Hungry Badger Digs Up a Trove of Roman Coins in Spain

badger standing beside daisies
Researchers say the badger that found the coins was possibly digging for food or to make a nest. Sally Longstaff via Flickr under CC BY-NC-ND 2.0

A badger burrowing inside a cave in northwest Spain helped bring to light a hoard of Roman coins hidden there for centuries. The animal was probably seeking food or digging a nest when it unearthed some of the coins, reports Jack Guy for CNN. Local resident Roberto García discovered the coins and called in archaeologists, who found that the badger had dug up more than 90 coins. 

“When we arrived we found the hole that led to the badger’s nest, and the ground around it full of coins,” dig director Alfonso Fanjul Peraza tells CNN.

After searching La Cuesta cave, located in the municipality of Grado, the team found a total of 209 late Roman-era coins, dated from between 200 and 400 C.E. The coins appear to have been forged in places as far-flung as Constantinople, Greece and London, reports Vincente G. Olaya for El País. While other ancient Roman coins have been found in the area, including a cache of 14 gold coins discovered in the 1930s, the new find represents the largest set of such coins ever discovered in northern Spain.

The researchers published their findings in the Journal of Prehistory and Archaeology.

The badger may have dug up the coins while searching for food or shelter during a huge snowstorm that hit Spain in January 2021, reports CBS News. The storm was the most intense of the past 50 years and left many animals struggling to find berries, worms or insects to eat.

pile of Roman coins
The coins were minted between 200 and 400 C.E. in different parts of the Roman Empire. Alfonso Fanjul Peraza

Most of the coins are made of copper and bronze, reports Ashifa Kassam for the Guardian. The largest, a well-preserved coin minted in London and weighing more than eight grams, contains 4 percent silver. 

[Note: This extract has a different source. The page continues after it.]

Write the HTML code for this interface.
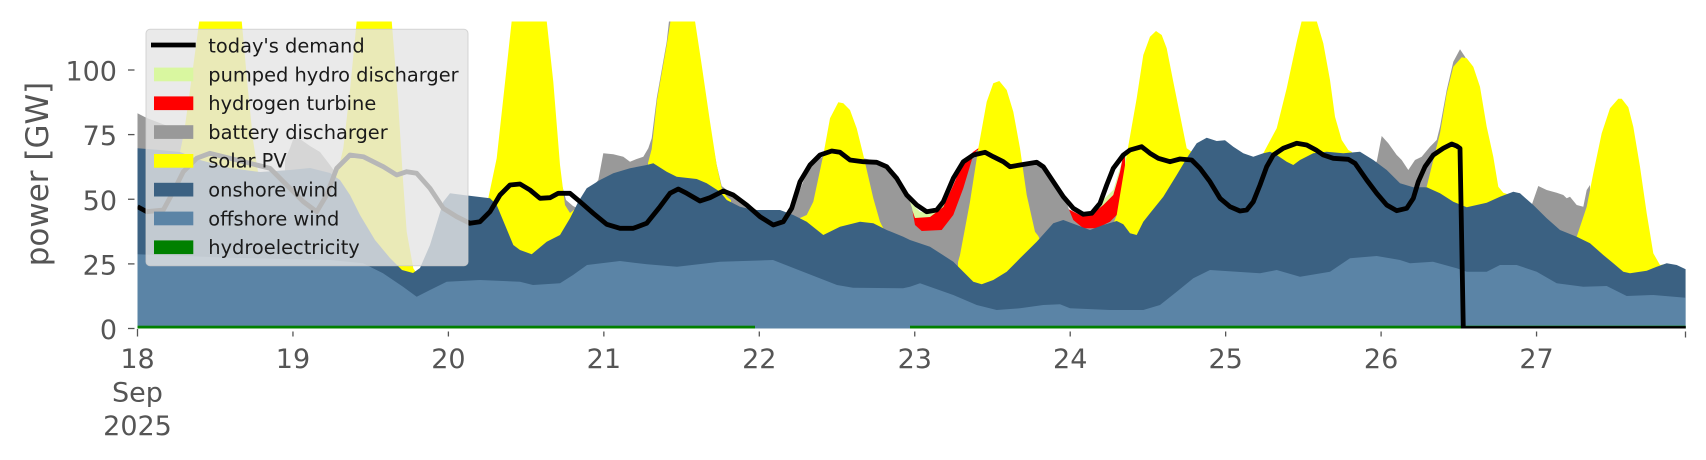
<!DOCTYPE html>
<html>
<head>
<meta charset="utf-8">
<style>
html,body{margin:0;padding:0;background:#ffffff;}
svg{display:block;}
</style>
</head>
<body>
<svg width="1706" height="460" viewBox="0 0 1706 460" xmlns="http://www.w3.org/2000/svg">
<defs>
<clipPath id="c"><rect x="137.5" y="21.5" width="1548.2" height="307"/></clipPath>
</defs>
<rect x="0" y="0" width="1706" height="460" fill="#ffffff"/>
<g clip-path="url(#c)">
<!-- pumped hydro discharger -->
<polygon fill="#d9f7a0" points="906,328.5 906,196 912,204 920,211.7 930,213.3 940,208.3 946,200 946,328.5"/>
<polygon fill="#d9f7a0" points="1098,328.5 1098,206 1106,197 1113.3,190 1120,168 1124,153 1126,150 1126,328.5"/>
<!-- hydrogen turbine -->
<polygon fill="#ff0000" points="909,328.5 909,201 915,218 930,217 943.3,207 953.3,185 963.3,161.7 973.3,151.7 978.3,148.3 981,147 981,328.5"/>
<polygon fill="#ff0000" points="1064,328.5 1064,206 1066.7,208.3 1080,215 1091.7,214.3 1103.3,205 1113.3,195 1120,171.7 1123.3,155 1125,151 1125,328.5"/>
<!-- battery discharger -->
<g fill="#999999">
<polygon points="137.5,328.5 137.5,113.3 146.7,118 165,125 183.3,133.3 186,140 186,328.5"/>
<polygon points="285,328.5 285,160 290,148 294,137 300,139 310,146 320,152 330,165 335,172 335,328.5"/>
<polygon points="562,328.5 562,185 566,200 573,206 577,208 577,328.5"/>
<polygon points="588,328.5 588,192 598.3,180 603.3,153.3 613.3,154.3 623.3,156.7 630,161.7 636.7,159 643.3,156.7 648.3,148.3 651.7,138.3 656.7,98.3 666.7,41.7 669,21 672,21 672,328.5"/>
<polygon points="714,328.5 714,150 716.7,165 721.7,186 733.3,195 746.7,203 755,209 760,212 760,328.5"/>
<polygon points="788,328.5 788,214 796,200 803,182 811,166 820,158 830,154 838,153 838,328.5"/>
<polygon points="855,328.5 855,162 863.3,158.3 880,161.7 886.7,168.3 896.7,181.7 906.7,196.7 910,202 912,208 915,225 921.7,231 941.7,230 953.3,215 963.3,188.3 973.3,155 977,150 980,150 980,328.5"/>
<polygon points="1008,328.5 1008,166 1010,166.7 1020,163.3 1036.7,161.7 1043.3,166.7 1053.3,181.7 1063.3,196.7 1067,204 1070,212 1073.3,220 1083.3,228.3 1096.7,228.3 1110,221.7 1116.7,215 1120,212 1120,328.5"/>
<polygon points="1375,328.5 1375,162 1376.7,161.7 1381.7,136 1388.3,143.3 1396.7,155 1401.7,160 1408.3,170 1415,160 1421.7,156.7 1430,146.7 1436.7,140 1440,126.7 1446.7,90 1453.3,61.7 1460,49.3 1465,56.7 1468,62 1468,328.5"/>
<polygon points="1530,328.5 1530,206 1531.7,205 1538.3,186 1546.7,190 1556.7,192.7 1563.3,195 1566.7,198.3 1570,196.7 1576.7,205 1583.3,206.7 1586.7,190 1590,185 1590,328.5"/>
</g>
<!-- solar PV -->
<g fill="#ffff00">
<polygon points="178,328.5 178,153 180,152 184,133 190,90 199.3,21 241.7,21 248,90 253,140 258,172 260,175 260,328.5"/>
<polygon points="332,328.5 332,178 337,175 343.3,148.3 350,90 356.7,21 391.7,21 398,100 403,180 406.7,231.7 413.3,268.3 416.7,273.3 417,328.5"/>
<polygon points="486,328.5 486,199 488.3,198.3 496.7,158.3 503.3,98.3 511.7,21 546.7,21 553.3,81.7 560,165 565,205 570,213 575,209 575,328.5"/>
<polygon points="648,328.5 648,163 651.7,149 657,100 667,43 670.5,21 695,21 701.7,65 710,121.7 716.7,165 721.7,188.3 726.7,196.7 731,200 731,328.5"/>
<polygon points="800,328.5 800,218 806.7,215 813.3,201.7 823.3,155 830,118.3 838.3,102.3 843.3,103.3 850,110 856.7,128.3 863.3,155 873.3,198.3 880,221.7 883.3,228.3 887,231 887,328.5"/>
<polygon points="958,328.5 958,262 960,255 970,201.7 978.3,148.3 986.7,101.7 993.3,83.3 999.3,81 1006.7,90 1013.3,111.7 1020,148.3 1026.7,195 1035,231.7 1038.3,236 1040,240 1040,328.5"/>
<polygon points="1114,328.5 1114,222 1116.7,215 1126.7,155 1136.7,98.3 1143.3,55 1150,36.7 1156,31 1161.7,35 1166.7,48.3 1173.3,81.7 1180,115 1186.7,148.3 1191.7,151.7 1193,153 1193,328.5"/>
<polygon points="1261,328.5 1261,155 1263.3,153.3 1276.7,128.3 1286.7,88.3 1296.7,41.7 1301.7,21 1316.7,21 1323.3,43.3 1330,80 1335,116.7 1341.7,140 1348.3,150 1352,152 1352,328.5"/>
<polygon points="1424,328.5 1424,188 1426.7,186.7 1433.3,160 1440,133.3 1446.7,93.3 1453.3,66.7 1461.7,57.3 1466.7,58.3 1473.3,66.7 1480,86.7 1486.7,126.7 1493.3,156.7 1498.3,186.7 1503.3,192.7 1507,194 1507,328.5"/>
<polygon points="1575,328.5 1575,237 1576.7,236.7 1586.7,206.7 1593.3,173.3 1601.7,133.3 1610,108.3 1618.3,98.7 1621.7,98.7 1628.3,107.3 1633.3,126.7 1640,166.7 1646.7,213.3 1653.3,253.3 1660,265 1666.7,264 1666.7,328.5"/>
</g>
<!-- onshore wind -->
<polygon fill="#3b6182" points="137.5,148.3 160,150 180,152 200,160 230,168 260,172 290,170 310,168 330,173 340,180 350,195 360,215 375,240 390,258 402,270 413,273 420,268 430,245 443.3,201.7 450,193.3 463.3,195 490,198.3 496.7,205 505,225 513.3,245 520,250 531.7,254.3 546.7,241.7 560,235 570,218.3 578.3,201.7 586.7,188.3 600,180 613.3,173.3 630,168.3 646.7,165 653.3,163.3 666.7,171.7 676.7,176.7 696.7,179 706.7,183.3 720,191.7 726.7,200 740,206.7 753.3,210 780,210 793.3,215 806.7,221.7 823.3,235 840,226.7 860,221.7 873.3,223.3 886.7,230 903.3,236.7 910,240 930,246.7 953.3,261.7 963.3,271.7 973.3,281.7 981.7,284.3 993.3,280 1006.7,271.7 1020,258.3 1036.7,241.7 1053.3,223.3 1063.3,220 1076.7,225 1090,230 1103.3,225 1116.7,221 1123.3,224.3 1130,233.3 1136.7,235 1143.3,221.7 1150,213.3 1163.3,196.7 1176.7,175 1186.7,158.3 1196.7,143.3 1206.7,137.7 1216.7,141 1225,140.3 1233.3,146.7 1243.3,153.3 1253.3,156.7 1263.3,153.3 1270,151.7 1276.7,155 1286.7,161.7 1293.3,165 1300,160 1313.3,153.3 1326.7,151.7 1343.3,153.3 1360,151.7 1373.3,160 1386.7,170 1400,183.3 1413.3,187.3 1426.7,187.3 1440,193.3 1453.3,201.7 1466.7,207.3 1486.7,202.7 1500,196.7 1513.3,191.7 1520,193.3 1533.3,205 1546.7,218.3 1560,230 1576.7,236.7 1590,243.3 1603.3,255 1613.3,263.3 1623.3,271.7 1630,273.3 1646.7,270.7 1656.7,266.7 1666.7,263.3 1676.7,265 1685.7,269.3 1685.7,328.5 137.5,328.5"/>
<!-- offshore wind -->
<polygon fill="#5b84a6" points="137.5,254.3 230,257.7 330,260 363,263.3 383,273.3 403,286.7 416.7,296.7 430,290 446.7,281.7 480,280 520,281.7 533,285 560,283.3 573,275 587,265 620,261 647,264.3 677,266.7 720,261.7 773,260 803,271.7 837,285 853,287.7 903,288.3 910,286.7 920,283.3 953.3,295 976.7,305 996.7,310 1020,308.3 1043.3,305 1060,304.3 1070,308.3 1110,310 1143.3,310 1160,305 1176.7,291.7 1193.3,278.3 1210,270 1236.7,271.7 1260,273.3 1276.7,270 1300,276.7 1330,271.7 1350,258.3 1376.7,256 1400,260 1410,263.3 1433,261.7 1456.7,268.3 1466.7,271.7 1486.7,271.7 1500,265 1516.7,265 1536.7,271.7 1556.7,283.3 1583.3,286.7 1606.7,286 1626.7,296 1653.3,295 1685.7,297.7 1685.7,328.5 137.5,328.5"/>
<!-- hydroelectricity -->
<rect x="137.5" y="325.7" width="617.5" height="3" fill="#008000"/>
<rect x="910" y="325.7" width="776" height="3" fill="#008000"/>
<!-- today's demand -->
<polyline fill="none" stroke="#000000" stroke-width="4.8" stroke-linejoin="round" stroke-linecap="butt" points="137.5,206.7 146.7,211.7 163.3,210 173.3,191.7 183.3,171.7 196.7,158.3 210,153.3 230,158.3 256.7,165 270,168.3 276.7,175 290,188.3 303.3,201.7 316.7,211.7 326.7,195 336.7,168.3 350,155 363.3,156.7 383.3,166.7 396.7,175 406.7,171.7 416.7,173.3 430,188.3 443.3,208.3 456.7,216.7 470,223.3 480,221.7 490,211.7 500,195 510,185 520,184 530,190 540,198.3 550,197.7 558.3,193.3 570,193.3 580,201.7 593.3,213.3 606.7,224.3 620,228.3 633.3,228.3 646.7,223.3 660,206.7 670,193.3 678.3,189 686.7,193.3 700,201 710,197.7 723.3,191 733.3,195 746.7,205 760,216.7 773.3,225 783.3,221.7 791.7,208.3 800,181.7 810,165 820,155 831.7,151 840,152.3 850,160 863.3,161.7 876.7,162.3 886.7,166.7 896.7,178.3 906.7,195 916.7,205 926.7,211.7 936.7,210 943.3,201.7 953.3,178.3 963.3,161.7 973.3,155 985,152.3 993.3,156.7 1003.3,161.7 1010,166.7 1020,165 1036.7,162.3 1043.3,166.7 1053.3,181.7 1063.3,196.7 1073.3,208.3 1083.3,214.3 1091.7,213.3 1100,203.3 1106.7,185 1113.3,168.3 1123.3,155 1130,150 1141.7,146.7 1150,153.3 1158.3,158.3 1170,161.7 1180,159 1191.7,160 1200,168.3 1210,181.7 1220,198.3 1230,206.7 1240,211 1246.7,210 1253.3,201.7 1260,185 1266.7,166.7 1273.3,155 1283.3,148.3 1296.7,143.3 1306.7,145 1316,150 1323.3,155 1333.3,158.3 1348.3,159.3 1355,163.3 1366.7,180 1376.7,193.3 1386.7,205 1396.7,210.7 1406.7,208.3 1413.3,198.3 1418.3,181.7 1425,166.7 1433.3,155 1443.3,148.3 1451.7,144 1456.7,146 1460,148.3 1463.3,328.5 1690,328.5"/>
</g>

<!-- y ticks -->
<g stroke="#555555" stroke-width="1.3">
<line x1="128" y1="328.5" x2="134.5" y2="328.5"/>
<line x1="128" y1="263.9" x2="134.5" y2="263.9"/>
<line x1="128" y1="199.25" x2="134.5" y2="199.25"/>
<line x1="128" y1="134.6" x2="134.5" y2="134.6"/>
<line x1="128" y1="70" x2="134.5" y2="70"/>
</g>
<g font-family="DejaVu Sans, Liberation Sans, sans-serif" font-size="27" fill="#555555" text-anchor="end">
<text x="117" y="339">0</text>
<text x="117" y="274.4">25</text>
<text x="117" y="209.75">50</text>
<text x="117" y="145.1">75</text>
<text x="117" y="80.5">100</text>
</g>
<!-- x ticks -->
<g stroke="#555555" stroke-width="1.3">
<line x1="137.5" y1="329" x2="137.5" y2="336.5"/>
<line x1="292.95" y1="331.5" x2="292.95" y2="336.5"/>
<line x1="448.4" y1="331.5" x2="448.4" y2="336.5"/>
<line x1="603.85" y1="331.5" x2="603.85" y2="336.5"/>
<line x1="759.3" y1="331.5" x2="759.3" y2="336.5"/>
<line x1="914.75" y1="331.5" x2="914.75" y2="336.5"/>
<line x1="1070.2" y1="331.5" x2="1070.2" y2="336.5"/>
<line x1="1225.65" y1="331.5" x2="1225.65" y2="336.5"/>
<line x1="1381.1" y1="331.5" x2="1381.1" y2="336.5"/>
<line x1="1536.55" y1="331.5" x2="1536.55" y2="336.5"/>
<line x1="1685.5" y1="331.5" x2="1685.5" y2="337.5"/>
</g>
<g font-family="DejaVu Sans, Liberation Sans, sans-serif" font-size="27" fill="#555555" text-anchor="middle">
<text x="137.5" y="368">18</text>
<text x="137.5" y="401.5">Sep</text>
<text x="137.5" y="435">2025</text>
<text x="292.95" y="368">19</text>
<text x="448.4" y="368">20</text>
<text x="603.85" y="368">21</text>
<text x="759.3" y="368">22</text>
<text x="914.75" y="368">23</text>
<text x="1070.2" y="368">24</text>
<text x="1225.65" y="368">25</text>
<text x="1381.1" y="368">26</text>
<text x="1536.55" y="368">27</text>
</g>
<!-- y label -->
<text transform="translate(48,174) rotate(-90)" x="0" y="0" text-anchor="middle" font-family="DejaVu Sans, Liberation Sans, sans-serif" font-size="31" fill="#555555">power [GW]</text>

<!-- legend -->
<rect x="146" y="29.3" width="322" height="236.4" rx="4" ry="4" fill="rgba(229,229,229,0.8)" stroke="rgba(204,204,204,0.8)" stroke-width="1"/>
<line x1="151" y1="45" x2="195.7" y2="45" stroke="#000000" stroke-width="4.8"/>
<rect x="154" y="67.6" width="39.3" height="13.7" fill="#d9f7a0"/>
<rect x="154" y="96.4" width="39.3" height="13.7" fill="#ff0000"/>
<rect x="154" y="125.2" width="39.3" height="13.7" fill="#999999"/>
<rect x="154" y="154" width="39.3" height="13.7" fill="#ffff00"/>
<rect x="154" y="182.8" width="39.3" height="13.7" fill="#3b6182"/>
<rect x="154" y="211.6" width="39.3" height="13.7" fill="#5b84a6"/>
<rect x="154" y="240.4" width="39.3" height="13.7" fill="#008000"/>
<g font-family="DejaVu Sans, Liberation Sans, sans-serif" font-size="19.4" fill="#1a1a1a">
<text x="208.3" y="52.5">today's demand</text>
<text x="208.3" y="81.3">pumped hydro discharger</text>
<text x="208.3" y="110.1">hydrogen turbine</text>
<text x="208.3" y="138.9">battery discharger</text>
<text x="208.3" y="167.7">solar PV</text>
<text x="208.3" y="196.5">onshore wind</text>
<text x="208.3" y="225.3">offshore wind</text>
<text x="208.3" y="254.1">hydroelectricity</text>
</g>
</svg>
</body>
</html>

Roman forces arrived in the Iberian Peninsula, where Spain and Portugal are located today, in 219 B.C.E., ousting the Carthaginians. Per Spain Then and Now, it took almost 200 years for Rome to fully conquer the peninsula’s diverse tribal groups. The region remained under Roman rule until the early fifth century, when groups including the Sueves, Vandals and Visigoths began challenging the empire’s control.

Fanjul Peraza says refugees hiding in the area during conflicts among these groups may have hidden the coins in the cave.

“We think it’s a reflection of the social and political instability which came along with the fall of Rome and the arrival of groups of barbarians to northern Spain,” he tells CNN.

The coins are being cleaned and will be put on display at the Archaeological Museum of Asturias. 

The team plans to return to the area for further excavations and research, as well as to investigate whether the cave was simply a hiding place or if people lived in the area. Fanjul Peraza tells CNN that there may be more artifacts to be found there, and that future discoveries may help historians understand more about the fall of the Roman Empire and the making of medieval kingdoms in northern Spain.